Research from the polling company YouGov has punctured Blair’s confident assertion that “progressive folk tend to wince at terms such as ‘woke’ and ‘political correctness,’ but the normal public knows exactly what they mean.” In fact, 59 percent of the British public say they have no idea how to define “woke.” Of the people who think they understand the term, just over a third consider it to be a bad thing — that’s 15 percent of the population as a whole.

Unfortunately, the small minority of anti-woke obsessives includes a wildly disproportionate number of people employed in the national media, and those are the people whose opinions Blair really cares about. He has been in thrall to the right-wing press ever since his Australian pilgrimage in 1995 to kiss Rupert Murdoch’s ring — although the two men subsequently fell out because Murdoch came to believe that Blair was having an affair with his wife. Whether this is actually true or not is much less important than the fact that it’s very, very funny.

YouGov also conducted a survey in the so-called “red wall” constituencies that flipped from Labour to the Conservatives in 2019:

There is nothing in our data to suggest that Red Wall voters are particularly socially conservative or especially concerned about progressive policies or social movements. In the majority of cases, we found more support for socially liberal attitudes than conservative attitudes, and where we did find support for socially conservative positions, this was not particularly out of step with the British population as a whole.

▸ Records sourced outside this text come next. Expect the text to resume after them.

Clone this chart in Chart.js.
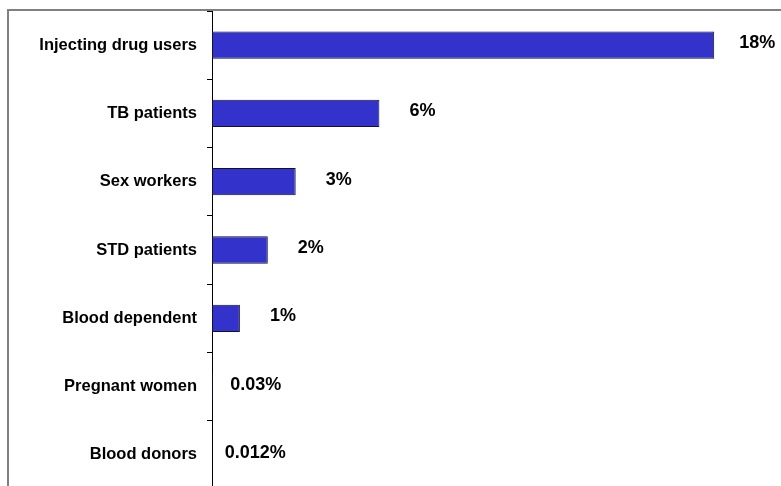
<!DOCTYPE html>
<html>
<head>
<meta charset="utf-8">
<script src="https://cdn.jsdelivr.net/npm/chart.js@4/dist/chart.umd.min.js"></script>
<style>
  html, body { margin: 0; padding: 0; background: #fff; overflow: hidden; }
  #frame { position: absolute; left: 7px; top: 9px; width: 800px; height: 500px;
           border-left: 2px solid #808080; border-top: 2px solid #808080; }
  #wrap { position: absolute; left: 0; top: 0; width: 781px; height: 492px; }
</style>
</head>
<body>
<div id="frame"></div>
<div id="wrap"><canvas id="grafiek"></canvas></div>
<script>
const groepen = ["Injecting drug users", "TB patients", "Sex workers", "STD patients",
    "Blood dependent", "Pregnant women", "Blood donors"];
const prevalentie = [18, 6, 3, 2, 1, 0.03, 0.012];
const labels = ["18%", "6%", "3%", "2%", "1%", "0.03%", "0.012%"];

const lettertype = "'Liberation Sans', Arial, sans-serif";

// waarde-labels naast de balken
const waardeLabels = {
    id: 'waardeLabels',
    afterDatasetsDraw(chart) {
        const ctx = chart.ctx;
        const meta = chart.getDatasetMeta(0);
        ctx.save();
        ctx.font = "bold 18px " + lettertype;
        ctx.fillStyle = "#000";
        ctx.textAlign = "center";
        ctx.textBaseline = "middle";
        meta.data.forEach((bar, i) => {
            ctx.fillText(labels[i], bar.x + 43, bar.y - 2);
        });
        ctx.restore();
    }
};

new Chart(document.getElementById('grafiek'), {
    type: 'bar',
    data: {
        labels: groepen,
        datasets: [{
            data: prevalentie,
            backgroundColor: '#3333cc',
            borderColor: '#111133',
            borderWidth: 1,
            borderSkipped: false,
            barPercentage: 0.4,
            categoryPercentage: 1
        }]
    },
    options: {
        indexAxis: 'y',
        responsive: true,
        maintainAspectRatio: false,
        animation: false,
        layout: { padding: { top: 11, right: 11, bottom: 3, left: 0 } },
        plugins: {
            legend: { display: false },
            tooltip: { enabled: false }
        },
        scales: {
            x: {
                display: false,
                min: 0,
                max: 20
            },
            y: {
                afterFit(scale) {
                    scale.width = 212;
                    scale.paddingTop = 0;
                    scale.paddingBottom = 0;
                },
                grid: {
                    drawOnChartArea: false,
                    drawTicks: true,
                    tickLength: 5,
                    color: '#000',
                    offset: true
                },
                border: { display: true, color: '#000', width: 1 },
                ticks: {
                    color: '#000',
                    padding: 10,
                    font: { family: lettertype, size: 16.5, weight: 'bold' }
                }
            }
        }
    },
    plugins: [waardeLabels]
});
</script>
</body>
</html>
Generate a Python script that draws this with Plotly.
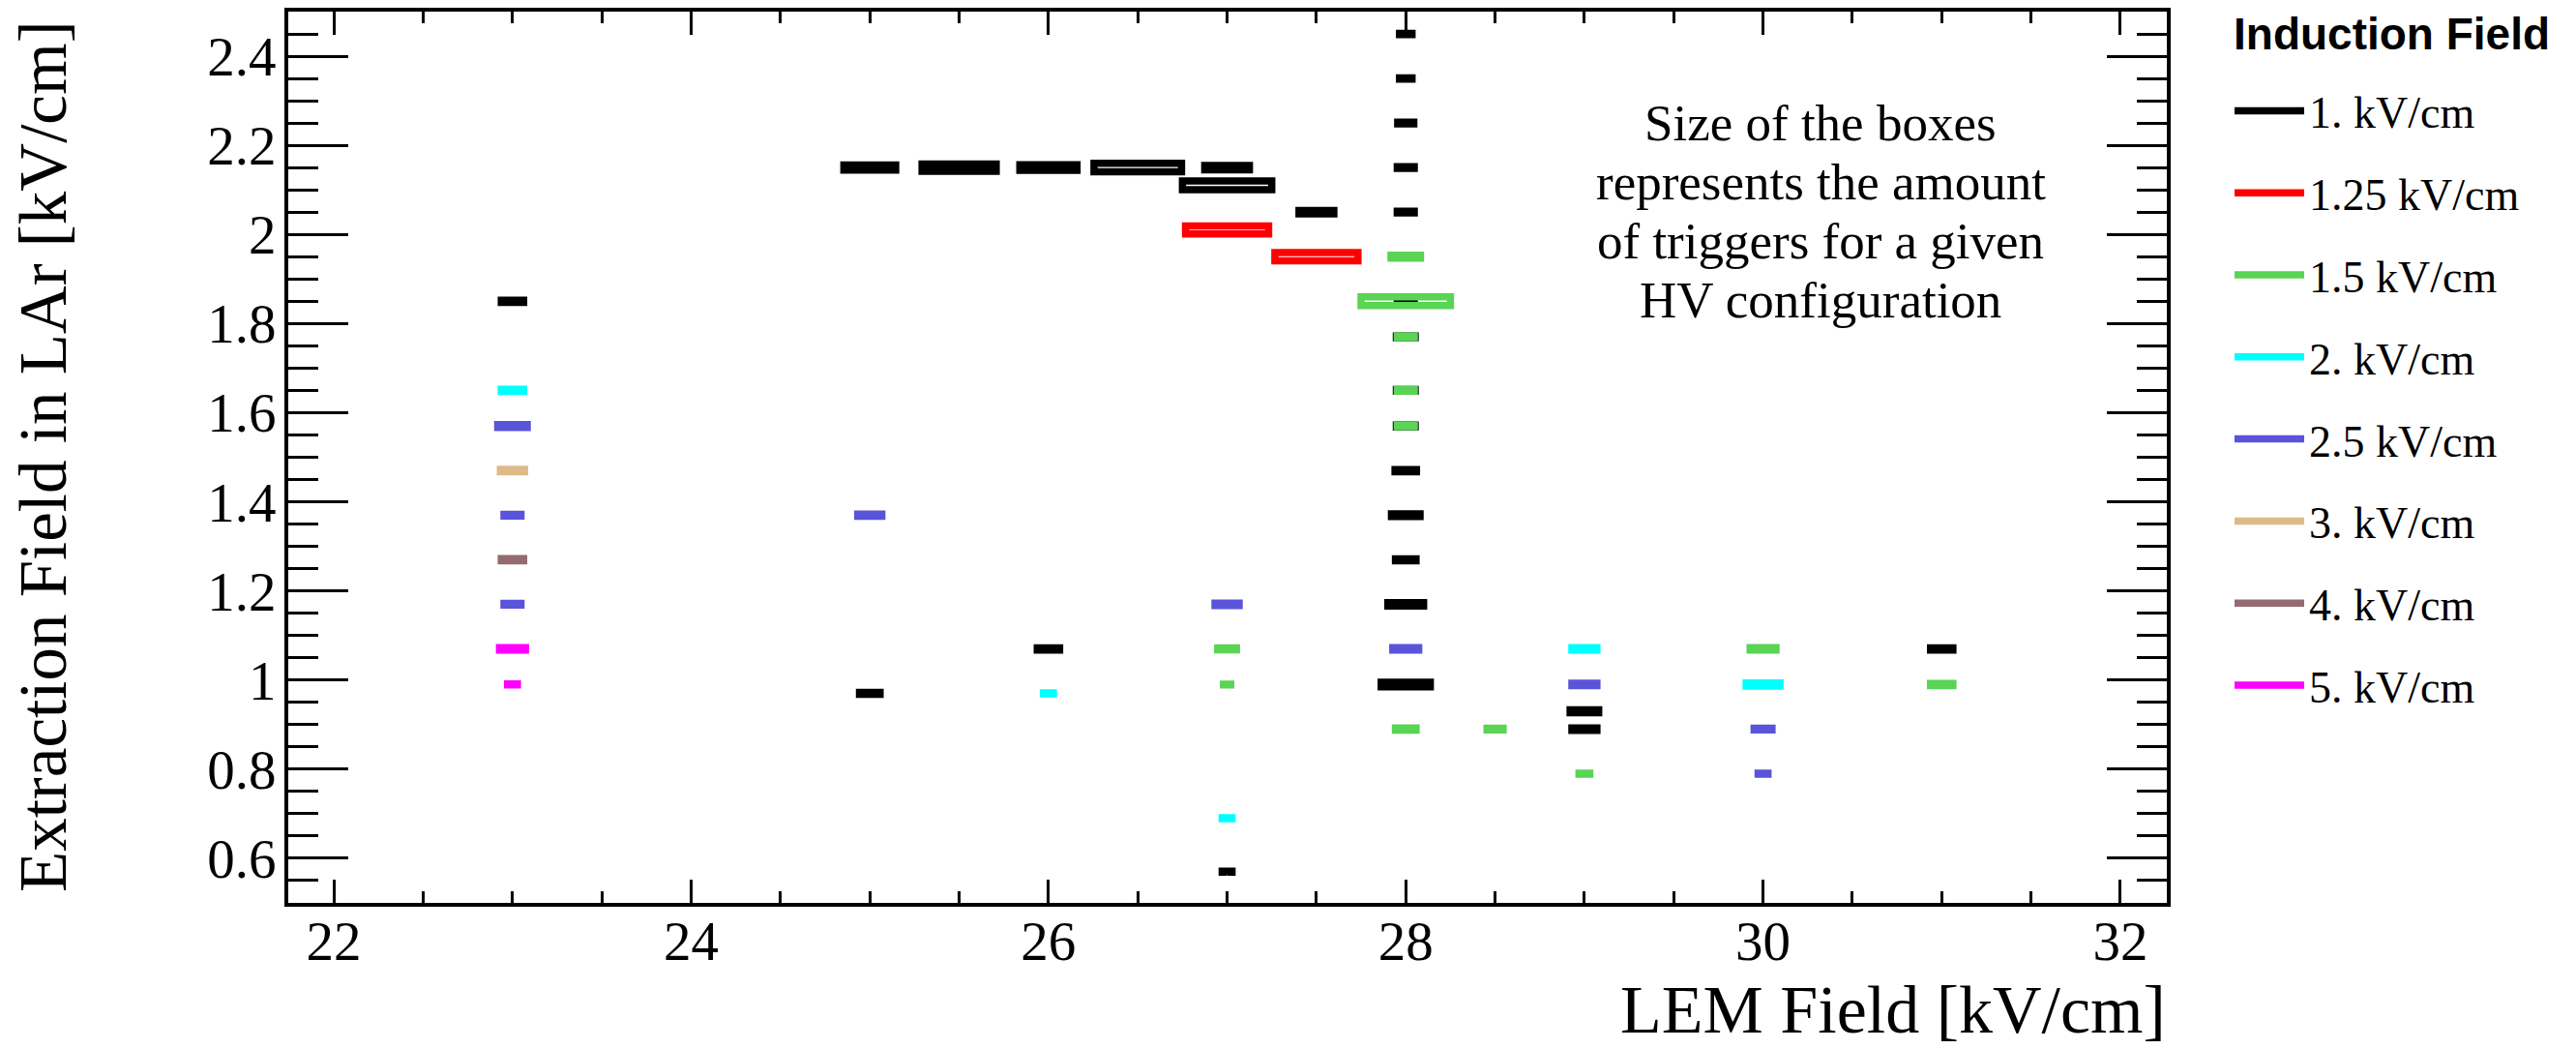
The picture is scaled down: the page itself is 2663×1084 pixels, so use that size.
import plotly.graph_objects as go

# ---------------- data ----------------
induction_labels = ["1. kV/cm", "1.25 kV/cm", "1.5 kV/cm", "2. kV/cm",
                    "2.5 kV/cm", "3. kV/cm", "4. kV/cm", "5. kV/cm"]
induction_colors = ["#000000", "#ff0000", "#59d454", "#00ffff",
                    "#5954d9", "#deba87", "#946b70", "#ff00ff"]
legend_title = "Induction Field"

# LEM field [kV/cm], extraction field [kV/cm], relative amount of triggers [% of max]
lem_1 = [23, 25, 25, 25.5, 26, 26, 26.5, 27, 27, 27, 27.5,
         28, 28, 28, 28, 28, 28, 28, 28, 28, 28, 28, 28, 28, 28, 29, 29, 31]
ext_1 = [1.85, 2.15, 0.97, 2.15, 2.15, 1.07, 2.15, 2.15, 2.11, 0.57, 2.05,
         2.45, 2.35, 2.25, 2.15, 2.05, 1.85, 1.77, 1.65, 1.57, 1.47, 1.37, 1.27, 1.17, 0.99,
         0.93, 0.89, 1.07]
trig_1 = [25, 58, 23, 83, 64, 25, 98, 50, 100, 11, 39,
          14, 14, 18, 19, 19, 19, 21, 21, 21, 24, 32, 23, 40, 55, 32, 28, 25]

lem_125 = [27, 27.5]
ext_125 = [2.01, 1.95]
trig_125 = [93, 93]

lem_15 = [27, 27, 28, 28, 28, 28, 28, 28, 28.5, 29, 30, 31]
ext_15 = [1.07, 0.99, 1.95, 1.85, 1.77, 1.65, 1.57, 0.89, 0.89, 0.79, 1.07, 0.99]
trig_15 = [21, 8, 33, 100, 19, 19, 19, 23, 18, 12, 29, 25]

lem_2 = [23, 26, 27, 29, 30]
ext_2 = [1.65, 0.97, 0.69, 1.07, 0.99]
trig_2 = [25, 11, 11, 28, 38]

lem_25 = [23, 23, 23, 25, 27, 28, 29, 30, 30]
ext_25 = [1.57, 1.37, 1.17, 1.37, 1.17, 1.07, 0.99, 0.89, 0.79]
trig_25 = [33, 19, 19, 27, 27, 29, 28, 20, 11]

lem_3 = [23]
ext_3 = [1.47]
trig_3 = [27]

lem_4 = [23]
ext_4 = [1.27]
trig_4 = [25]

lem_5 = [23, 23]
ext_5 = [1.07, 0.99]
trig_5 = [29, 11]

series = [
    (lem_1, ext_1, trig_1), (lem_125, ext_125, trig_125), (lem_15, ext_15, trig_15),
    (lem_2, ext_2, trig_2), (lem_25, ext_25, trig_25), (lem_3, ext_3, trig_3),
    (lem_4, ext_4, trig_4), (lem_5, ext_5, trig_5),
]

x_ticks = [22, 24, 26, 28, 30, 32]

# ---------------- styling ----------------
BIN_W = 0.5      # full box width (x units) at max triggers
BIN_H = 0.0195   # full box height (y units) at max triggers
SERIF = "Liberation Serif"
OFF = 8                      # default page (body) margin of the html page
W, H = 2663 - OFF, 1084 - OFF
# plot frame on screen: x 298..2240, y 12..933
L, T = 298 - OFF, 12 - OFF
R = W - (2240 - OFF)
B = H - (933 - OFF)
XR = [21.745, 32.26]
YR = [0.5, 2.5]


def box_path(xs, ys, ts):
    px, py = [], []
    for x, y, t in zip(xs, ys, ts):
        hw = 0.5 * BIN_W * t / 100.0
        hh = 0.5 * BIN_H * t / 100.0
        px += [x, x + hw, x + hw, x - hw, x - hw, x, None]
        py += [y - hh, y - hh, y + hh, y + hh, y - hh, y - hh, None]
    return px, py


fig = go.Figure()
for i, (xs, ys, ts) in enumerate(series):
    px, py = box_path(xs, ys, ts)
    fig.add_trace(go.Scatter(
        x=px, y=py, mode="lines", name=induction_labels[i],
        legendgroup="g%d" % i,
        line=dict(color=induction_colors[i], width=7.5, simplify=False),
        hoverinfo="skip",
    ))

# helper trace for mirrored (top/right) axes
fig.add_trace(go.Scatter(x=[None], y=[None], xaxis="x2", yaxis="y2",
                         showlegend=False, hoverinfo="skip"))

tick_font = dict(family=SERIF, size=57, color="black")

xcommon = dict(range=XR, tickmode="array", tickvals=x_ticks, ticks="inside",
               ticklen=24, tickwidth=3, tickcolor="black", showgrid=False,
               zeroline=False, showline=True, linewidth=4, linecolor="black",
               automargin=False,
               minor=dict(dtick=0.5, tick0=22, ticks="inside", ticklen=12,
                          tickwidth=3, tickcolor="black", showgrid=False))
ycommon = dict(range=YR, tickmode="linear", tick0=0, dtick=0.2, ticks="inside",
               ticklen=62, tickwidth=3, tickcolor="black", showgrid=False,
               zeroline=False, showline=True, linewidth=4, linecolor="black",
               automargin=False,
               minor=dict(dtick=0.05, tick0=0, ticks="inside", ticklen=31,
                          tickwidth=3, tickcolor="black", showgrid=False))

pw = W - L - R
ph = H - T - B


def sx(p):
    """screen x pixel -> paper x"""
    return (p - OFF - L) / pw


def sy(p):
    """screen y pixel -> paper y"""
    return (H - B - (p - OFF)) / ph


fig.update_layout(
    width=W, height=H,
    margin=dict(l=L, r=R, t=T, b=B, pad=0, autoexpand=False),
    paper_bgcolor="white", plot_bgcolor="white",
    xaxis=dict(**xcommon, tickfont=tick_font, ticklabelstandoff=-13),
    yaxis=dict(**ycommon, tickfont=tick_font, ticklabelstandoff=-3),
    xaxis2=dict(**xcommon, overlaying="x", side="top", anchor="y2",
                showticklabels=False),
    yaxis2=dict(**ycommon, overlaying="y", side="right", anchor="x2",
                showticklabels=False),
    legend=dict(
        x=sx(2305), y=sy(78),
        xanchor="left", yanchor="top",
        font=dict(family=SERIF, size=46, color="black"),
        itemwidth=72, tracegroupgap=22, bgcolor="rgba(0,0,0,0)",
        maxheight=1080,
    ),
    showlegend=True,
)

annos = [
    dict(text="<b>%s</b>" % legend_title, x=sx(2307), y=sy(35),
         xanchor="left", yanchor="middle",
         font=dict(family="Liberation Sans", size=46, color="black")),
    dict(text="Extraction Field in LAr [kV/cm]", textangle=-90,
         x=sx(45), y=sy(472), xanchor="center", yanchor="middle",
         font=dict(family=SERIF, size=69, color="black")),
    dict(text="LEM Field [kV/cm]", x=sx(2241), y=sy(1043),
         xanchor="right", yanchor="middle",
         font=dict(family=SERIF, size=70, color="black")),
]
note_lines = ["Size of the boxes", "represents the amount",
              "of triggers for a given", "HV configuration"]
for k, line in enumerate(note_lines):
    annos.append(dict(text=line, x=sx(1882), y=sy(127 + 61 * k),
                      xanchor="center", yanchor="middle",
                      font=dict(family=SERIF, size=53, color="black")))
for a in annos:
    a.update(xref="paper", yref="paper", showarrow=False)
fig.update_layout(annotations=annos)

fig.write_html("out.html")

Blair’s claim that ordinary people reject “imposing the thinking of today on the practices of yesterday” sits awkwardly with one finding in particular. Seventy-eight percent of Britons, and 73 percent of those who live in Labour’s lost constituencies, agreed with the following statement: “It is important to teach school children about Britain’s colonial history and its role in the slave trade.”

Deconstruction

It would be tempting to dismiss Blair’s compendium of obsolete dogma and saloon-bar prejudice as the death rattle of a political corpse. Unfortunately, while his faction may lack a popular base, it still has the institutional heft needed to obstruct those who want to address the challenges of the modern world.

Blair’s ally Peter Mandelson, one of the few people who can rival him for cynicism, amorality and subservience to billionaires, is seeking to impose his line on Labour in the wake of its Hartlepool by-election defeat. Keir Starmer’s only response to a political setback in which the Labour right was deeply implicated has been to appoint one of that tendency’s most rebarbative figures, Rachel Reeves, as his shadow chancellor. Reeves once promised to be tougher than the Conservatives in harassing welfare claimants, at a time when the Tory government was quite literally hounding people to their deaths.

If Keir Starmer can’t deliver on his promises of “electability,” his position as leader may soon become precarious. Blair is clearly anxious to reduce the influence of Labour’s party membership and the trade unions before Starmer faces a challenge:

The Labour Party is now scratching its collective head and wondering why the replacement of an extremist with someone more moderate isn’t achieving the miracle renaissance. It is even asking whether Keir is the right leader. But the Labour Party won’t revive simply by a change of leader. It needs total deconstruction and reconstruction. Nothing less will do.

The people of Iraq could tell you all about Blair’s track record when it comes to “total deconstruction and reconstruction.” He has no interest in reviving Labour’s electoral fortunes: his only concern is to eliminate any channel through which working-class people can express their opposition to the policies he supports. Repudiating his malign agenda is a question of elementary moral hygiene for the British left.